Liese, I actually drabbled about my own injury, in an earlier drabble challenge.

It's scary stuff. I was purely a musician at the time and my hands weren't recognisable as such.


Liese S. - Jul 27, 2004 9:12:34 am PDT #5903 of 10001
"Faded like the lilac, he thought."

Yeah, I think I remember your other drabble. It's all so striking at such a basic level.


Lyra Jane - Jul 27, 2004 12:07:50 pm PDT #5904 of 10001
Up with the sun

Nutty, Kaspar Hauser fascinates me. There are some brief samples of his writing in the book Lost Girls and Wild Boys (or a similar title; it's a recent book about feral children). There is some stiltedness and a few odd phrasiings, but it's hard to tell how much of it is due to the abuse and loss of language he suffered and how much of it is innate in writing translated from 19th-century German.

I have been entirely convinced he was a fake and entirely convinced his story was real, and am currently somewhere in the middle.


Beverly - Jul 28, 2004 7:37:00 am PDT #5905 of 10001
Days shrink and grow cold, sunlight through leaves is my song. Winter is long.

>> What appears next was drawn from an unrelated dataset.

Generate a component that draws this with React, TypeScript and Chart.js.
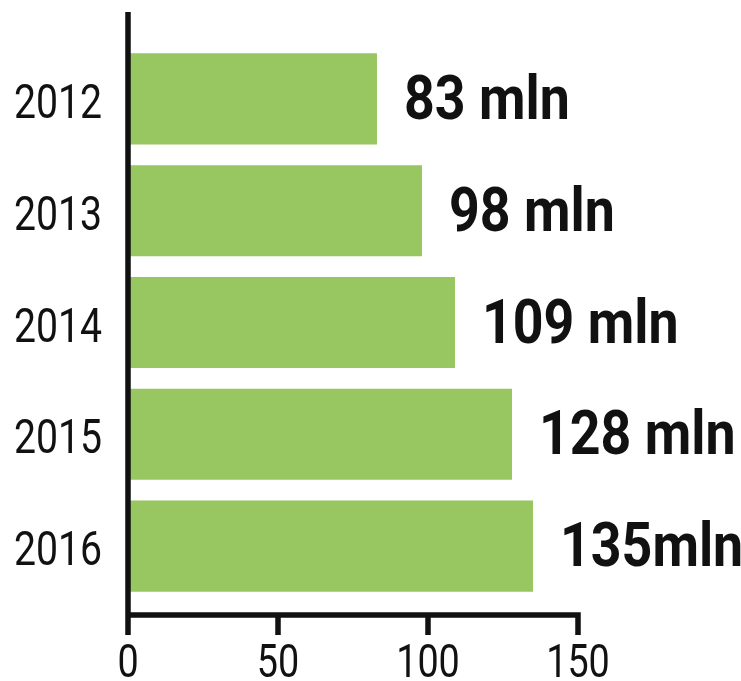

#16--Doors (doorways, door frames), red

She paid no attention to the lights that flashed their sequences, the ones that hadn't burned or shorted out. The helmet curtailed her peripheral vision, and as she passed, they ceased to exist anyway. The sound of her breath was all she could hear. The lights flashed silently. But the hatch hissed as its pneumatics worked, sluggishly, to lever it up. Instruments in her suit sampled, formulated, calculated. If she mixed suit air with the local, she might acclimate easier than gulping a full lungful when her oxygen ran out. Outside, her new horizon, under a red sky.


erikaj - Jul 28, 2004 8:22:57 am PDT #5906 of 10001
Always Anti-fascist!

Good one, Beverly. Mine's girly, this time.
The doorway isn’t wide enough for both of us to be in the bathroom at once. And, even though we’re both going out tonight, she’s first. She always is. She’s like...the alpha, or something.
I stop myself from picturing some British commentator narrating the social structure of homo sapiens cripplensis , with some difficulty, considering all the anthro this semester.(We’re still working on the tool use thing. In a pinch, you can capture an errant birth control pill with a spoon though. I think that counts.)
Not that the less dominant female doesn’t have her uses. Stephanie turns her freshly lipsticked mouth to me. “Ok?” she says.

Like I know. “Um, too red.”

She blots, puts on the pink one
. “Go like that,” I say, smacking my own bare lips together in what suddenly feels like a provocative gesture. I’d never really noticed before, and I’ve been messing with makeup since I was twelve.